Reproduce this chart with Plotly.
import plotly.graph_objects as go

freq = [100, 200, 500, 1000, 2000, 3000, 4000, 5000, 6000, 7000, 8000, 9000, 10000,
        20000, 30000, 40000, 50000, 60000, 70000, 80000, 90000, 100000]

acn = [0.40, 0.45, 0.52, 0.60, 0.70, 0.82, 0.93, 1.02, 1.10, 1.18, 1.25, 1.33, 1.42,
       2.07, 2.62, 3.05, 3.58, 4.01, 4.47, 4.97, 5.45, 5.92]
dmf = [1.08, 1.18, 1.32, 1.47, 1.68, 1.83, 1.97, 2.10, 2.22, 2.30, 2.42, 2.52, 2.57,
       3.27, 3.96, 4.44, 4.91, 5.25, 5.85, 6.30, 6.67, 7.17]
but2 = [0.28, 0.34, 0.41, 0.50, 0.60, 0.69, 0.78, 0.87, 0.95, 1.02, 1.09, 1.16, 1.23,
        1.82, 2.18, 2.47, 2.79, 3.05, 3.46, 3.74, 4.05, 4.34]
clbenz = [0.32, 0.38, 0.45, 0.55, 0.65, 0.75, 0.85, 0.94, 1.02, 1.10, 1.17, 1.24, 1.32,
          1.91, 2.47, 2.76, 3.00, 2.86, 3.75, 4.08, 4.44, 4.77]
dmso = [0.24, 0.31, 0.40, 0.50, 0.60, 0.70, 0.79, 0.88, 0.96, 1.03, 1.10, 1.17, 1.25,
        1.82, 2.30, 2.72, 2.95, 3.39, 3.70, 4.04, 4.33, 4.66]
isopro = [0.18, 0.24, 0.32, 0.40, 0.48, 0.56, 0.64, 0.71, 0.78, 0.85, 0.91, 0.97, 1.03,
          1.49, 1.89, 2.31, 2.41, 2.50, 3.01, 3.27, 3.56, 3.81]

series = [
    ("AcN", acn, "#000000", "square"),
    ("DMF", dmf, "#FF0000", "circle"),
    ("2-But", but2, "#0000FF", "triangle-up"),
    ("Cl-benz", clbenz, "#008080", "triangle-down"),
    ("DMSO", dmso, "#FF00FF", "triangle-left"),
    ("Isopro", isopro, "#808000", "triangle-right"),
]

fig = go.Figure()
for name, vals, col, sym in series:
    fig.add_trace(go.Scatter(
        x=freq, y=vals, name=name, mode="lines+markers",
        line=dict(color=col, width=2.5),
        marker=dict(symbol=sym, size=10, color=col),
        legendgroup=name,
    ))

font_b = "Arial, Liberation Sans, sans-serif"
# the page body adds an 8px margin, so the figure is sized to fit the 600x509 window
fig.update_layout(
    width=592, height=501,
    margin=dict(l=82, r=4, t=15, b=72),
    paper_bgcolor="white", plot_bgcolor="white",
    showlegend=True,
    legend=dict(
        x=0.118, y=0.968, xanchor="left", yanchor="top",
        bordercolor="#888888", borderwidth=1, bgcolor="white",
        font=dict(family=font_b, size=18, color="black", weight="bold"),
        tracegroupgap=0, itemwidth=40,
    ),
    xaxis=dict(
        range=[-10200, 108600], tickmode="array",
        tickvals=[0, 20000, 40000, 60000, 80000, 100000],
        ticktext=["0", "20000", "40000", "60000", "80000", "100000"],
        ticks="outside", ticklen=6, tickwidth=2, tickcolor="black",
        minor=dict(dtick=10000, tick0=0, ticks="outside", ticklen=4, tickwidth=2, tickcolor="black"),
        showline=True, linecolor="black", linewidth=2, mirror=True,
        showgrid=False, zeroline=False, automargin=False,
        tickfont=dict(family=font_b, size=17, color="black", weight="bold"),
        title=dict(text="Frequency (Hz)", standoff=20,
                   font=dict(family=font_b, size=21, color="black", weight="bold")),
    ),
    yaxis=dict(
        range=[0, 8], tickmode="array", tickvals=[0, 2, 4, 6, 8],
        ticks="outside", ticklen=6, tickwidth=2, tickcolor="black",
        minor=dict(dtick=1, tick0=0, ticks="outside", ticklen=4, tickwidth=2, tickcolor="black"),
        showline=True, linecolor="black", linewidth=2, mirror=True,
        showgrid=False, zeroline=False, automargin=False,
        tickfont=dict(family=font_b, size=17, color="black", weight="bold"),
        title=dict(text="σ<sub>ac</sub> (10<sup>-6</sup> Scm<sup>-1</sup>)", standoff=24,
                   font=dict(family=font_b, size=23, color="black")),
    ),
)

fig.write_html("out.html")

☆ ☆ ☆ ☆

* _PROBLEM DETAILS_
Retype all of the material above with every character intact.

* _WORKED SOLUTION_
Reproduce this chart with Plotly.
import plotly.graph_objects as go

freq = [100, 200, 500, 1000, 2000, 3000, 4000, 5000, 6000, 7000, 8000, 9000, 10000,
        20000, 30000, 40000, 50000, 60000, 70000, 80000, 90000, 100000]

acn = [0.40, 0.45, 0.52, 0.60, 0.70, 0.82, 0.93, 1.02, 1.10, 1.18, 1.25, 1.33, 1.42,
       2.07, 2.62, 3.05, 3.58, 4.01, 4.47, 4.97, 5.45, 5.92]
dmf = [1.08, 1.18, 1.32, 1.47, 1.68, 1.83, 1.97, 2.10, 2.22, 2.30, 2.42, 2.52, 2.57,
       3.27, 3.96, 4.44, 4.91, 5.25, 5.85, 6.30, 6.67, 7.17]
but2 = [0.28, 0.34, 0.41, 0.50, 0.60, 0.69, 0.78, 0.87, 0.95, 1.02, 1.09, 1.16, 1.23,
        1.82, 2.18, 2.47, 2.79, 3.05, 3.46, 3.74, 4.05, 4.34]
clbenz = [0.32, 0.38, 0.45, 0.55, 0.65, 0.75, 0.85, 0.94, 1.02, 1.10, 1.17, 1.24, 1.32,
          1.91, 2.47, 2.76, 3.00, 2.86, 3.75, 4.08, 4.44, 4.77]
dmso = [0.24, 0.31, 0.40, 0.50, 0.60, 0.70, 0.79, 0.88, 0.96, 1.03, 1.10, 1.17, 1.25,
        1.82, 2.30, 2.72, 2.95, 3.39, 3.70, 4.04, 4.33, 4.66]
isopro = [0.18, 0.24, 0.32, 0.40, 0.48, 0.56, 0.64, 0.71, 0.78, 0.85, 0.91, 0.97, 1.03,
          1.49, 1.89, 2.31, 2.41, 2.50, 3.01, 3.27, 3.56, 3.81]

series = [
    ("AcN", acn, "#000000", "square"),
    ("DMF", dmf, "#FF0000", "circle"),
    ("2-But", but2, "#0000FF", "triangle-up"),
    ("Cl-benz", clbenz, "#008080", "triangle-down"),
    ("DMSO", dmso, "#FF00FF", "triangle-left"),
    ("Isopro", isopro, "#808000", "triangle-right"),
]

fig = go.Figure()
for name, vals, col, sym in series:
    fig.add_trace(go.Scatter(
        x=freq, y=vals, name=name, mode="lines+markers",
        line=dict(color=col, width=2.5),
        marker=dict(symbol=sym, size=10, color=col),
        legendgroup=name,
    ))

font_b = "Arial, Liberation Sans, sans-serif"
# the page body adds an 8px margin, so the figure is sized to fit the 600x509 window
fig.update_layout(
    width=592, height=501,
    margin=dict(l=82, r=4, t=15, b=72),
    paper_bgcolor="white", plot_bgcolor="white",
    showlegend=True,
    legend=dict(
        x=0.118, y=0.968, xanchor="left", yanchor="top",
        bordercolor="#888888", borderwidth=1, bgcolor="white",
        font=dict(family=font_b, size=18, color="black", weight="bold"),
        tracegroupgap=0, itemwidth=40,
    ),
    xaxis=dict(
        range=[-10200, 108600], tickmode="array",
        tickvals=[0, 20000, 40000, 60000, 80000, 100000],
        ticktext=["0", "20000", "40000", "60000", "80000", "100000"],
        ticks="outside", ticklen=6, tickwidth=2, tickcolor="black",
        minor=dict(dtick=10000, tick0=0, ticks="outside", ticklen=4, tickwidth=2, tickcolor="black"),
        showline=True, linecolor="black", linewidth=2, mirror=True,
        showgrid=False, zeroline=False, automargin=False,
        tickfont=dict(family=font_b, size=17, color="black", weight="bold"),
        title=dict(text="Frequency (Hz)", standoff=20,
                   font=dict(family=font_b, size=21, color="black", weight="bold")),
    ),
    yaxis=dict(
        range=[0, 8], tickmode="array", tickvals=[0, 2, 4, 6, 8],
        ticks="outside", ticklen=6, tickwidth=2, tickcolor="black",
        minor=dict(dtick=1, tick0=0, ticks="outside", ticklen=4, tickwidth=2, tickcolor="black"),
        showline=True, linecolor="black", linewidth=2, mirror=True,
        showgrid=False, zeroline=False, automargin=False,
        tickfont=dict(family=font_b, size=17, color="black", weight="bold"),
        title=dict(text="σ<sub>ac</sub> (10<sup>-6</sup> Scm<sup>-1</sup>)", standoff=24,
                   font=dict(family=font_b, size=23, color="black")),
    ),
)

fig.write_html("out.html")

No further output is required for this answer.